Thursday, November 24, 2011

Thanksgiving


  I have a lot to be thankful for this year.

  It's been a pretty amazing year.  One year ago, I was having dinner on the island of Kauai with my wife, mother and sister.  It seems like a long time ago.  We found out in February that Rachel was pregnant with Caleb, and everything since then seems like a bit of a blur, with occasional days filled in for color along the way.  I remember the ultrasounds, the overwhelming sense of wonder that washed over each of us.  I remember my mother yelling when she called after she had gotten our package in the mail informing her of her new & upgraded status as grandmother.  I remember looking at Rachel at some point in early September and realizing just how pregnant she was.  I remember the sheer sense of unreality when I woke up at 2:00 in the morning and realized that Rachel was about to have a baby.  All of it has led to this day, this moment.

  But of course, God started to lay the groundwork for these precious moments long ago.  God has been at work in my life since before I was born, since before I was old enough to utter any words of faith, since before I realized how much God loved me.  God has been at work for years, for decades, reminding me of his love and surrounding me with amazing, gracious people who have helped me make it this far--not a single step was taken on my own, without the support and encouragement of so many.  And, of course, God has been there for every breath, every heartbeat.

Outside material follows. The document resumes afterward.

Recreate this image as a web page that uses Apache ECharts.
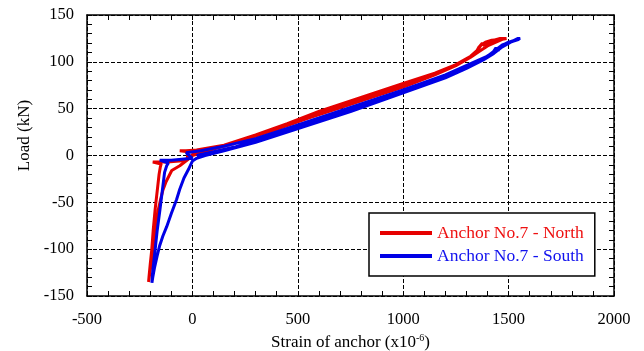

  It hasn't all been easy, nor has it always been fun.  There are more tears in my past than I would have chosen, and there are people that I would desperately love to have back, even for one day.  I don't suppose I'll ever get over that sense of loss, no matter how wonderful the memories are.  That's just a part of life, I guess.

  I have also had the habit of making some not-so-wise decisions, and in so doing I made my own path a lot harder.  But again, those amazing people have helped me see that the road I was on led only one way, and it was not the way I intended to trod.  So with a helping hand and a lot of grace, I have tried (and failed, so often) to restore my feet to the path that leads to life.

  But only God can do that.  And God has blessed me so richly.

  This was Caleb's first Thanksgiving, and it was a grand occasion.  It marked his debut at the church, and he managed not to cry so loudly that not a single thought could be thunk, and he managed not to introduce himself to soon-to-be-friends through any bodily functions.  For both, we are grateful.

  We feasted at the church, surrounded by family and friends, and as we watched our son be rocked in the arms of a woman who knows a good bit more about raising children than we do, we were grateful.  Simply grateful.

  For what?

  For love.  For the love of a Savior.  For the love of God that is made manifest in the love of so many people.  For the love we have for a child.  For the love God has for that child.  For the promise of eternal love.

  So much love has been poured out, and it is my heartfelt and solemn prayer that I might spend my life pouring love out upon others as a way to say thank you to the one who has always and will always love me more than I can ever understand.